▶ YOUR INSTRUCTIONS
A single number is the answer here: how many lines of the entries contain "with"?

Charts and diagrams as code
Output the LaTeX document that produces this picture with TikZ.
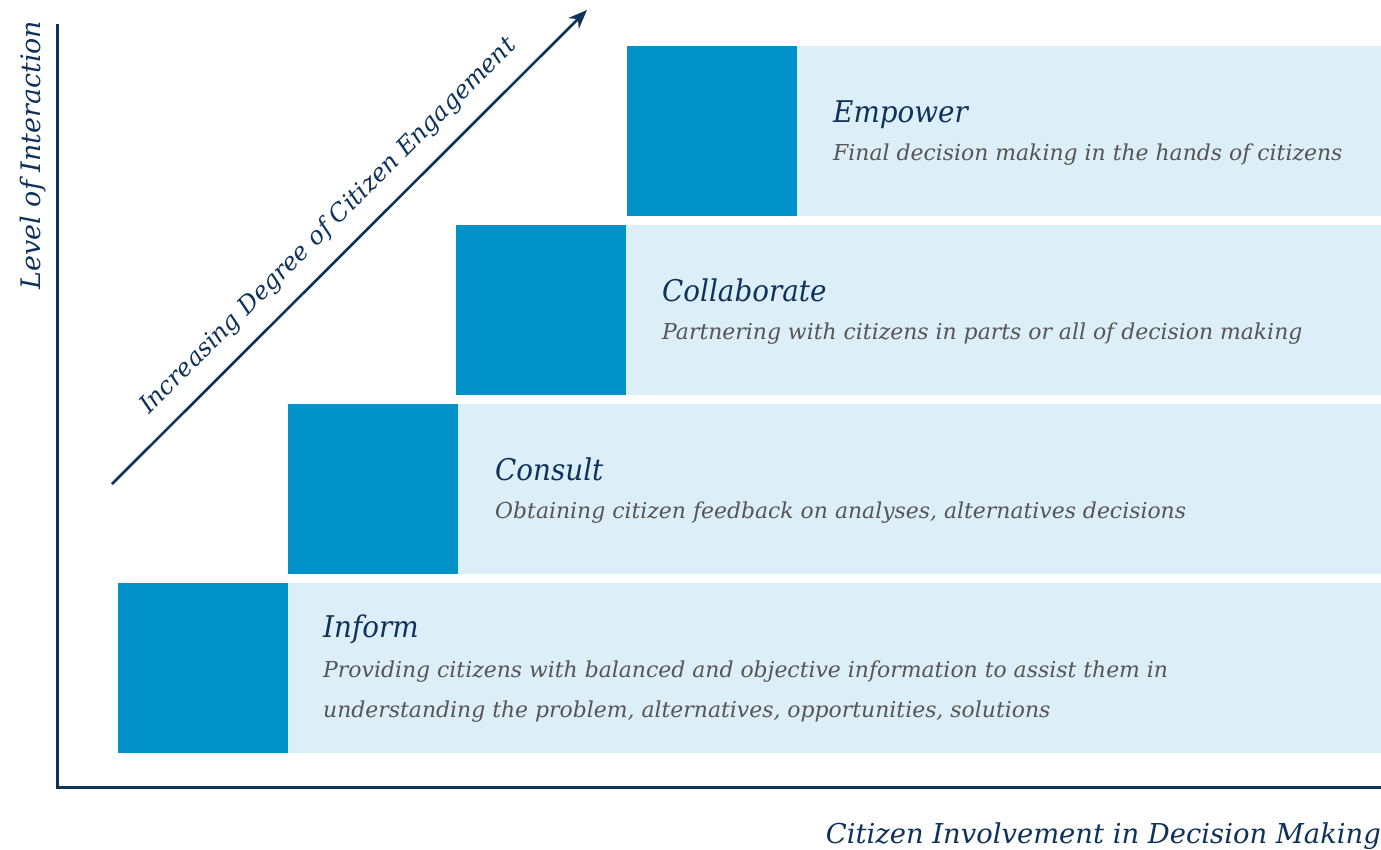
\documentclass[tikz,border=0pt]{standalone}
\usepackage{fontspec}
\setmainfont{DejaVu Serif}
\newfontfamily\ttlfont{DejaVu Serif}[FakeStretch=0.93]
\usetikzlibrary{arrows.meta}
\definecolor{cdark}{RGB}{0,146,200}
\definecolor{clight}{RGB}{220,238,247}
\definecolor{navy}{RGB}{14,50,90}
\definecolor{cgray}{RGB}{85,85,85}
\tikzset{
  darksq/.style={fill=cdark, draw=none, inner sep=0, minimum width=170bp, minimum height=170bp, anchor=north west},
  lightbar/.style={fill=clight, draw=none, inner sep=0, minimum height=170bp, anchor=north west},
  ttl/.style={font=\fontsize{30}{36}\ttlfont\itshape, text=navy, anchor=base west, inner sep=0},
  dsc/.style={font=\fontsize{22}{26}\selectfont\itshape, text=cgray, anchor=base west, inner sep=0},
  axlbl/.style={font=\fontsize{27.5}{32}\selectfont\itshape, text=navy, inner sep=0},
  axis/.style={draw=navy, line width=3bp, line join=miter},
}
\begin{document}
\begin{tikzpicture}[x=1bp, y=-1bp]
\useasboundingbox (0,0) rectangle (1381,849);
% light bars
\node[lightbar, minimum width=1093bp] (infbar) at (288,583) {};
\node[lightbar, minimum width=923bp] (conbar) at (458,404) {};
\node[lightbar, minimum width=755bp] (colbar) at (626,225) {};
\node[lightbar, minimum width=584bp] (empbar) at (797,46) {};
% dark squares
\node[darksq] (infsq) at (118,583) {};
\node[darksq] (consq) at (288,404) {};
\node[darksq] (colsq) at (456,225) {};
\node[darksq] (empsq) at (627,46) {};
% texts
\node[ttl] (emptl) at (833,122) {Empower};
\node[dsc] (empds) at (833,160) {Final decision making in the hands of citizens};
\node[ttl] (coltl) at (662,301) {Collaborate};
\node[dsc] (colds) at (662,339) {Partnering with citizens in parts or all of decision making};
\node[ttl] (contl) at (495,480) {Consult};
\node[dsc] (conds) at (495,518) {Obtaining citizen feedback on analyses, alternatives decisions};
\node[ttl] (inftl) at (323,637) {Inform};
\node[dsc] (infds1) at (323,677) {Providing citizens with balanced and objective information to assist them in};
\node[dsc] (infds2) at (323,717) {understanding the problem, alternatives, opportunities, solutions};
% axes
\coordinate (ytop) at (57,24);
\coordinate (orig) at (57,787);
\coordinate (xend) at (1381,787);
\draw[axis] (ytop) -- (orig) -- (xend);
\node[axlbl, font=\fontsize{27}{32}\selectfont\itshape, anchor=base, rotate=90] (ylbl) at (40,155) {Level of Interaction};
\node[axlbl, anchor=base east] (xlbl) at (1381,843) {Citizen Involvement in Decision Making};
% diagonal arrow
\coordinate (astart) at (112,484);
\coordinate (aend) at (587,10);
\draw[navy, line width=2.6bp, -{Stealth[length=19bp, width=15bp]}] (astart) -- (aend);
\node[axlbl, font=\fontsize{24.5}{30}\selectfont\itshape, anchor=base, rotate=45] (dlbl) at (333,231) {Increasing Degree of Citizen Engagement};
\end{tikzpicture}
\end{document}
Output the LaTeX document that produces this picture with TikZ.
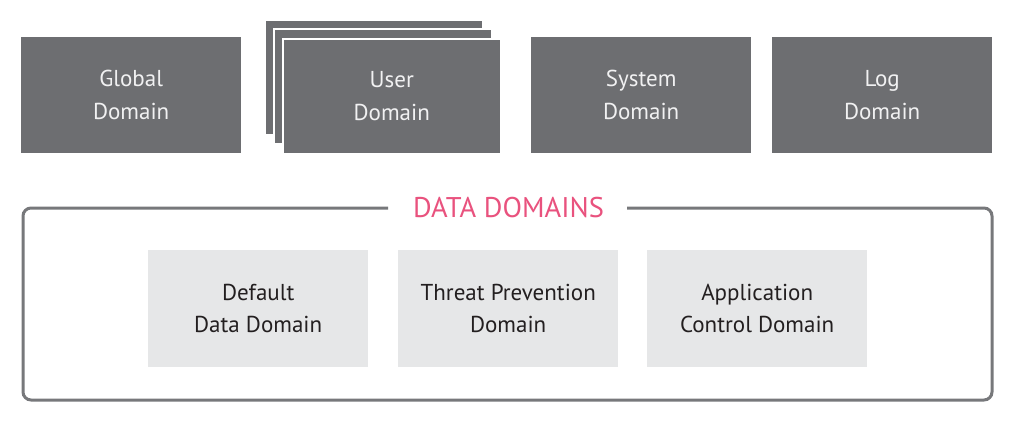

▶ RESULT
4